Suara.com - Pengadilan Turki menunda sidang in absentia terhadap 26 terdakwa pembunuhan jurnalis Washington Post, Jamal Khashoggi, dan mengalihkan kasusnya kepada Arab Saudi. Langkah ini memicu kecaman pegiat HAM dan keluarga korban.
Keputusan itu diumumkan di tengah peringatan kelompok hak asasi manusia yang mengkhawatirkan kebuntuan hukum, jika kasus pembunuhan Jamal Khashoggi dialihkan kepada Arab Saudi.
Khashoggi dibunuh di gedung konsuler Arab Saudi di Istanbul pada 2018 silam. Dia diundang untuk mengurus dokumen pernikahan untuk tunangannya, Hatice Cengiz, yang berkewarganegaraan Turki.
Menurut kepolisian Turki, jenazahnya dimutilasi dengan gergaji tulang. Dia diyakini dibunuh oleh tim algojo yang beranggotakan anggota dinas rahasia, aparat keamanan dan seorang ahli forensik.
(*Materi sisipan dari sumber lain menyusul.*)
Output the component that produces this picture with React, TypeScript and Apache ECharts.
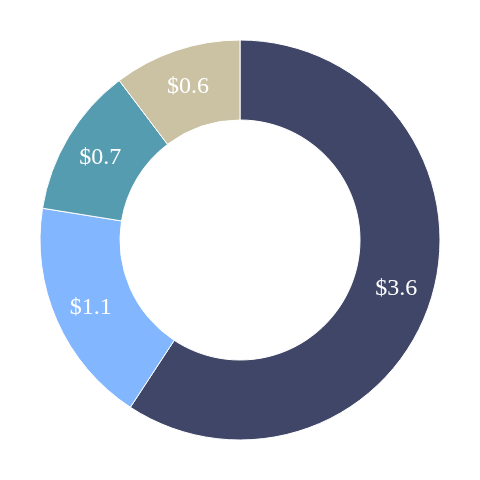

Semua terdakwa tercatat pernah bekerja untuk Pangeran Mohammed bin Salman. Kini kasus pembunuhan Khashoggi selanjutnya ditangani oleh lembaga yuridis Saudi.
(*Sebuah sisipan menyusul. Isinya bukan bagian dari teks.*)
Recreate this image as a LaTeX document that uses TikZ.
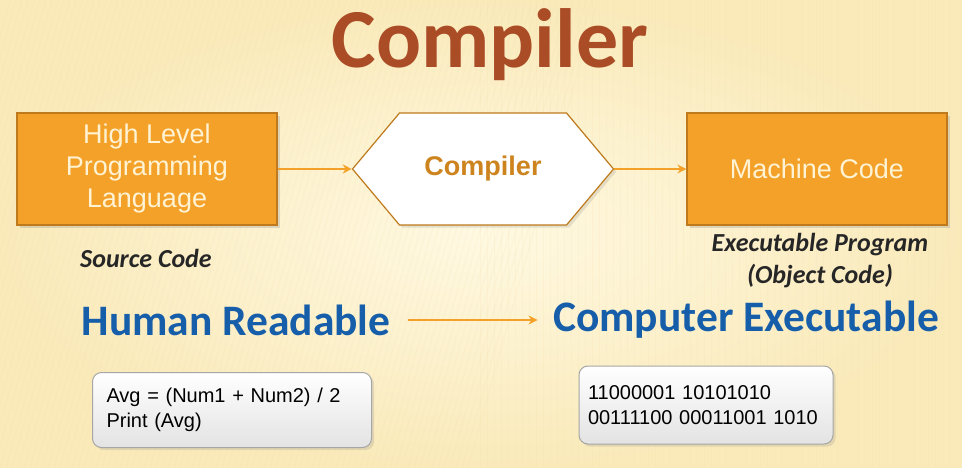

Langkah tersebut selaras dengan upaya pemerintah Turki memperbaiki hubungan dengan Kerajaan al-Saud, menyusul perselisihan antar kedua negara di sejumlah wilayah di Timur Tengah.
Sebelumnya sejumlah media Arab melaporkan, Arab Saudi menyaratkan penghentian sidang Khashoggi sebagai syarat normalisasi hubungan diplomasi.
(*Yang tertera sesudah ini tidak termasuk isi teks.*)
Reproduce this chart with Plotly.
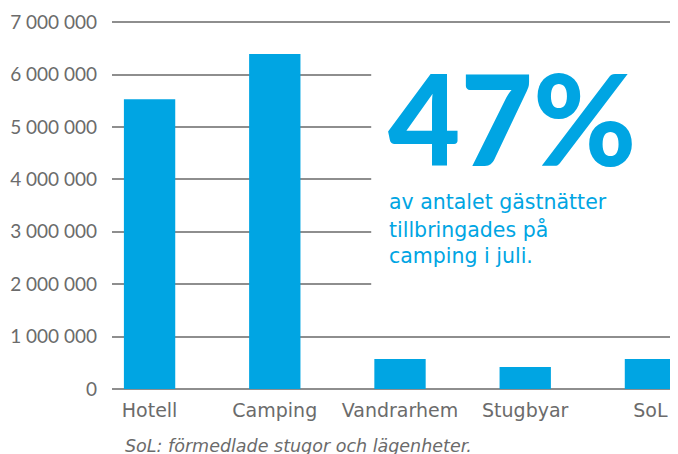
import plotly.graph_objects as go

# ── Data ──────────────────────────────────────────────────────────────────────
categories = ["Hotell", "Camping", "Vandrarhem", "Stugbyar", "SoL"]
guest_nights = [5530000, 6390000, 570000, 420000, 570000]

y_tickvals = [0, 1000000, 2000000, 3000000, 4000000, 5000000, 6000000, 7000000]
y_ticktext = ["0", "1 000 000", "2 000 000", "3 000 000", "4 000 000",
              "5 000 000", "6 000 000", "7 000 000"]

headline = "47%"
headline_lines = ["av antalet gästnätter", "tillbringades på", "camping i juli."]
footnote = "SoL: förmedlade stugor och lägenheter."

# ── Style ─────────────────────────────────────────────────────────────────────
BLUE = "#00A5E3"
GREY_TEXT = "#6B6B6B"
GRID = "#8E8E8E"
NUM_FONT = "Lato"
TXT_FONT = "DejaVu Sans"

fig = go.Figure(go.Bar(
    x=list(range(len(categories))),
    y=guest_nights,
    marker_color=BLUE,
    marker_line_width=0,
    width=0.41,
))

# white panel that hides the grid behind the callout
fig.add_shape(
    type="rect", xref="x", yref="y",
    x0=1.77, x1=4.5, y0=1.5e6, y1=6.6e6,
    fillcolor="white", line_width=0, layer="above",
)

fig.add_annotation(
    text=headline, xref="paper", yref="paper",
    x=0.4834, y=0.944, xanchor="left", yanchor="top",
    showarrow=False,
    font=dict(family=NUM_FONT, size=125, color=BLUE, weight=900),
)
for line, ypos in zip(headline_lines, [0.5068, 0.4309, 0.3604]):
    fig.add_annotation(
        text=line, xref="paper", yref="paper",
        x=0.486, y=ypos, xanchor="left", yanchor="middle",
        showarrow=False,
        font=dict(family=TXT_FONT, size=20.5, color=BLUE),
    )
fig.add_annotation(
    text=f"<i>{footnote}</i>", xref="paper", yref="paper",
    x=0.02, y=-0.154, xanchor="left", yanchor="middle",
    showarrow=False,
    font=dict(family=TXT_FONT, size=17.5, color=GREY_TEXT),
)

fig.update_layout(
    width=678, height=454,
    margin=dict(l=104, r=8, t=12, b=73),
    paper_bgcolor="white", plot_bgcolor="white",
    showlegend=False,
    font=dict(family=TXT_FONT, size=18, color=GREY_TEXT),
)
fig.update_xaxes(
    range=[-0.3, 4.22], automargin=False,
    tickvals=list(range(len(categories))), ticktext=categories,
    tickfont=dict(family=TXT_FONT, size=19, color=GREY_TEXT),
    showgrid=False, zeroline=False, showline=False,
    ticks="", ticklabelstandoff=8,
)
fig.update_yaxes(
    range=[0, 7.04e6], automargin=False,
    tickvals=y_tickvals, ticktext=y_ticktext,
    tickfont=dict(family=NUM_FONT, size=19, color=GREY_TEXT),
    showgrid=True, gridcolor=GRID, gridwidth=1.5,
    zeroline=True, zerolinecolor=GRID, zerolinewidth=1.5,
    ticks="", ticklabelstandoff=14,
)

fig.write_html("out.html")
Sebabnya keputusan pengadilan Turki dilihat sebagai upaya mendamaikan kedua jiran yang berkonflik sejak Musim Semi Arab 2011.
Kementerian Kehakiman di Istanbul bersikeras, sidang akan kembali dilanjutkan jika pengadilan tidak puas atas kelanjutan kasus di tangan otoritas Saudi.
Baca Juga: Babak Baru Kasus Pembunuhan Khashoggi, Sidang Dipindah Ke Arab Saudi
Tidak jelas apakah Saudi akan membuka pengadilan baru, terutama setelah pemerintah memvonis sejumlah terdakwa dalam tribunal rahasia.